The High Line is that rarest of New York attraction that appeals to tourists and locals in equal measure. The former flock here because it’s a unique urban retreat offering unparalleled views of the surrounding cityscape. The latter appreciate its practicality as a pedestrian thoroughfare bounding Manhattan’s West Side. Regardless of why you came, it’s becoming increasingly difficult to leave without getting a good bite to eat. Fueled by the park’s five million annual visitors, the crowded streets tracing this 1.45-mile path have widened into a riverbed of culinary excellence. Here’s how to navigate your way through the High Line, one dish at a time.
Start your journey at SANTINA at the park’s southern terminus in the Meatpacking District. The glassed-in space (designed by world-renowned architect Renzo Piano) houses the exceptional coastal Italian-cuisine of Ashley Eddie. “You have to try the Cecina–they are our signature dish and they’re fun to eat,” says the executive chef of the popular chickpea pancakes. Capellini with Blue Crab and Neapolitan Style Eggplant Parmesan are also perennial favorites. As is the large-format frozen take on an Aperol Spritz, shared by up to four drinkers. “Our dining rooms make you feel like you’re dining on the Amalfi Coast in the middle of the Meatpacking,” adds Eddie. With one significant advantage over its Italian inspiration: everything here is gluten-free.
Next door is the Whitney Museum. In addition to an array of contemporary American art, the building is also home to Untitled –a bright and funky dining space notable for chef Suzanne Cupp’s eclectic sharing plates. From Fried Fish Lettuce Wraps (served with a purple daikon slaw) to Pulled Pork (with blue cornbread), the singular thread uniting these disparate dishes is vibrant flavor.
Climbing the stairs onto the High Line, there are several snacking options to hold you over as you make your way up to the West Chelsea neighborhood. Check out Hearth on the High Line if you fancy a glass of wine or some local craft beer. La Sonrisa Empanadas is a tasty pitstop offering a smattering of the savory turnovers, including a delectable crab interpretation. Along with the paninis at Tastalu, and the German street food at Berlin Currywurst, they form a dependable trio of daytime dining options above 15th Street. Avoid long lines by coming during off-hours in the mid-afternoon.

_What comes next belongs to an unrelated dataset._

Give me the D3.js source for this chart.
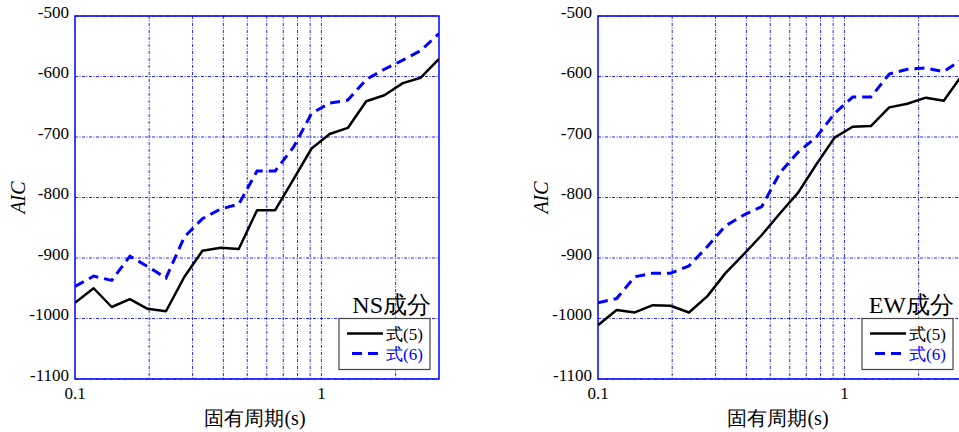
<!DOCTYPE html>
<html>
<head>
<meta charset="utf-8">
<script src="https://cdn.jsdelivr.net/npm/d3@7"></script>
<style>
  body { margin: 0; background: #fff; }
  svg { display: block; }
</style>
</head>
<body>
<div id="chart"></div>
<script>
// periods (s), log spaced 0.1 .. 3
var periods = [0.1, 0.119, 0.141, 0.167, 0.197, 0.234, 0.278, 0.329, 0.39, 0.462,
    0.548, 0.649, 0.77, 0.912, 1.08, 1.28, 1.52, 1.8, 2.14, 2.53, 3.0];

// NS component
var nsEq5 = [-974, -950, -981, -968, -984, -988, -931, -888, -883, -885,
    -821, -821, -770, -719, -695, -685, -641, -631, -611, -602, -571];
var nsEq6 = [-947, -930, -937, -897, -914, -933, -865, -835, -819, -811,
    -756, -756, -717, -661, -644, -639, -605, -588, -573, -557, -529];

// EW component
var ewEq5 = [-1011, -986, -990, -978, -979, -990, -963, -925, -894, -862,
    -826, -792, -745, -701, -683, -682, -651, -645, -635, -640, -598];
var ewEq6 = [-974, -967, -931, -925, -925, -913, -881, -847, -829, -815,
    -759, -725, -700, -661, -634, -634, -596, -588, -586, -592, -572];

var yTicks = [-500, -600, -700, -800, -900, -1000, -1100];
var xGrid = [0.2, 0.3, 0.4, 0.5, 0.6, 0.7, 0.8, 0.9, 1, 2];
var xTickLabels = [0.1, 1];
var seriesNames = ["式(5)", "式(6)"];

var outerWidth = 959,
    outerHeight = 432,
    width = 364,
    height = 363;

var serif = "'Liberation Serif', 'Times New Roman', 'DejaVu Serif', serif";

var svg = d3.select("#chart")
    .append("svg")
    .attr("width", outerWidth)
    .attr("height", outerHeight)
    .style("font-family", serif);

var blue = "#0000ff";

function panel(left, top, title, eq5, eq6) {
    var g = svg.append("g")
        .attr("transform", "translate(" + left + "," + top + ")");

    var x = d3.scaleLog().domain([0.1, 3]).range([0, width]);
    var y = d3.scaleLinear().domain([-1100, -500]).range([height, 0]);

    // grid
    g.selectAll(".vgrid")
        .data(xGrid)
        .enter().append("line")
        .attr("x1", function(d) { return x(d); })
        .attr("x2", function(d) { return x(d); })
        .attr("y1", 0)
        .attr("y2", height)
        .attr("stroke", blue)
        .attr("stroke-width", 1)
        .attr("stroke-dasharray", "3,1.5,1,1.5")
        .attr("opacity", 0.85);

    g.selectAll(".hgrid")
        .data(yTicks)
        .enter().append("line")
        .attr("x1", 0)
        .attr("x2", width)
        .attr("y1", function(d) { return y(d); })
        .attr("y2", function(d) { return y(d); })
        .attr("stroke", blue)
        .attr("stroke-width", 1)
        .attr("stroke-dasharray", "3,1.5,1,1.5")
        .attr("opacity", 0.85);

    // frame
    g.append("rect")
        .attr("width", width)
        .attr("height", height)
        .attr("fill", "none")
        .attr("stroke", blue)
        .attr("stroke-width", 1.5);

    // y tick labels
    g.selectAll(".ylab")
        .data(yTicks)
        .enter().append("text")
        .attr("x", -6)
        .attr("y", function(d) { return y(d); })
        .attr("dy", "0.1em")
        .attr("text-anchor", "end")
        .style("font-family", serif)
        .style("font-size", "17px")
        .text(function(d) { return d; });

    // x tick labels
    g.selectAll(".xlab")
        .data(xTickLabels)
        .enter().append("text")
        .attr("x", function(d) { return x(d); })
        .attr("y", height + 20)
        .attr("text-anchor", "middle")
        .style("font-family", serif)
        .style("font-size", "17px")
        .text(function(d) { return d; });

    // axis titles
    g.append("text")
        .attr("transform", "translate(" + (-50) + "," + (height / 2) + ") rotate(-90)")
        .attr("text-anchor", "middle")
        .style("font-family", serif)
        .style("font-size", "20px")
        .style("font-style", "italic")
        .text("AIC");

    g.append("text")
        .attr("x", 180)
        .attr("y", height + 46)
        .attr("text-anchor", "middle")
        .style("font-family", serif)
        .style("font-size", "20px")
        .text("固有周期(s)");

    var line = d3.line()
        .x(function(d, i) { return x(periods[i]); })
        .y(function(d) { return y(d); });

    var clipId = "clip" + left;
    g.append("clipPath").attr("id", clipId)
        .append("rect").attr("width", width).attr("height", height);

    g.append("path")
        .datum(eq6)
        .attr("clip-path", "url(#" + clipId + ")")
        .attr("d", line)
        .attr("fill", "none")
        .attr("stroke", blue)
        .attr("stroke-width", 3)
        .attr("stroke-dasharray", "10,6");

    g.append("path")
        .datum(eq5)
        .attr("clip-path", "url(#" + clipId + ")")
        .attr("d", line)
        .attr("fill", "none")
        .attr("stroke", "#000")
        .attr("stroke-width", 2.5)
        .attr("stroke-linejoin", "round");

    // legend
    var lx = width - 100, ly = y(-1000);
    g.append("text")
        .attr("x", width - 8)
        .attr("y", ly - 6)
        .attr("text-anchor", "end")
        .style("font-family", serif)
        .style("font-size", "24px")
        .text(title);

    var leg = g.append("g").attr("transform", "translate(" + lx + "," + ly + ")");
    leg.append("rect")
        .attr("width", 91)
        .attr("height", 51)
        .attr("fill", "#fff")
        .attr("stroke", "#444")
        .attr("stroke-width", 1.2);

    leg.selectAll(".legline")
        .data(seriesNames)
        .enter().append("line")
        .attr("x1", function(d, i) { return i == 0 ? 8 : 13; })
        .attr("x2", 44)
        .attr("y1", function(d, i) { return 15 + i * 20; })
        .attr("y2", function(d, i) { return 15 + i * 20; })
        .attr("stroke", function(d, i) { return i == 0 ? "#000" : blue; })
        .attr("stroke-width", function(d, i) { return i == 0 ? 2.5 : 3; })
        .attr("stroke-dasharray", function(d, i) { return i == 0 ? null : "10,6"; });

    leg.selectAll(".legtext")
        .data(seriesNames)
        .enter().append("text")
        .attr("x", 47)
        .attr("y", function(d, i) { return 21 + i * 20; })
        .style("font-family", serif)
        .style("font-size", "17px")
        .attr("fill", function(d, i) { return i == 0 ? "#000" : blue; })
        .text(function(d) { return d; });
}

panel(75, 16, "NS成分", nsEq5, nsEq6);
panel(598, 16, "EW成分", ewEq5, ewEq6);
</script>
</body>
</html>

Directly beneath you here are some of the city’s finest meal makers: Toro NYC, with its handsome assortment of Spanish tapas courtesy of James Beard Award Winning Chefs Ken Oringer & Jamie Bissonnette; the flawless raw fish of Morimoto; the piping hot pastries at Doughnuttery.
“Over the past decade, West Chelsea has become a destination neighborhood,” observes Mark Maynard, Director of Operations at Porchlight–a cocktail bar one block west of the High Line, on 28th Street. “Before opening bars and restaurants, I was a landscape architect, so I have a personal connection to urban parks. I love the way the native plants are juxtaposed with the intense development of the West Side. I also love that the park is elevated and floats above the hustle of the streets below. I frequently walk on it for five minutes on my way to work, just to energize my day.”
No small sum of patrons at Porchlight do the same before entering the spacious bar located in an historic 19th Century building. If you haven’t worked up a thirst from all the walking, snacks here such as the Sugar and Spice Popcorn as well as the mouth-watering Firecracker Chicken are sure to do the trick. The drinks menu has you covered with its artful panoply of seasonal cocktails assembled from unlikely constituents. The Nightswimming, for example, finds summertime refreshment in a combination of gin, banana syrup, Branca Menta, and absinthe.
From here the High Line curves west, up into its Hudson Yards terminus. Before you bend towards the river, explore the newly completed Spur at 30th Street. Duck downstairs into José Andrés’ Mercado Little Spain for an Iberian food hall like no other. Or grab a corner slice of Grandma Pie at Via Trenta Pizzoteca.
Just north, the park skirts Hudson Yards. What was once a fenced-off lot of urban decay has been converted into the city’s largest development project. Forming its cultural core is The Shed–a decorative depot for performing and visual arts. Inside you’ll find Cedric’s, Danny Meyer’s latest outpost for all-day happy hour. When Beverage Director Nicholas Bennett isn’t busy serving his crisp, low-ABV Peacock Buck (made with rosé, vermouth and ginger), you can find him exploring the local landscape, alongside tourists from across the globe. “There is so much to see and do in Hudson Yards now, and in The Shed in particular,” he says. “There is art, performances, and–now with Cedric’s in the entrance–a great place to eat and drink. And I love that the High Line is this hidden oasis just above our heads. I walk it any chance I get.”
Once you spot the lattice-like Vessel, with its honeycomb of staircases stretching 150-feet into the sky, you’re nearing the end of a 22-block edible odyssey. For anyone who appreciates fine food and beverage, whether from New York or Nagasaki, it’s well worth the walk.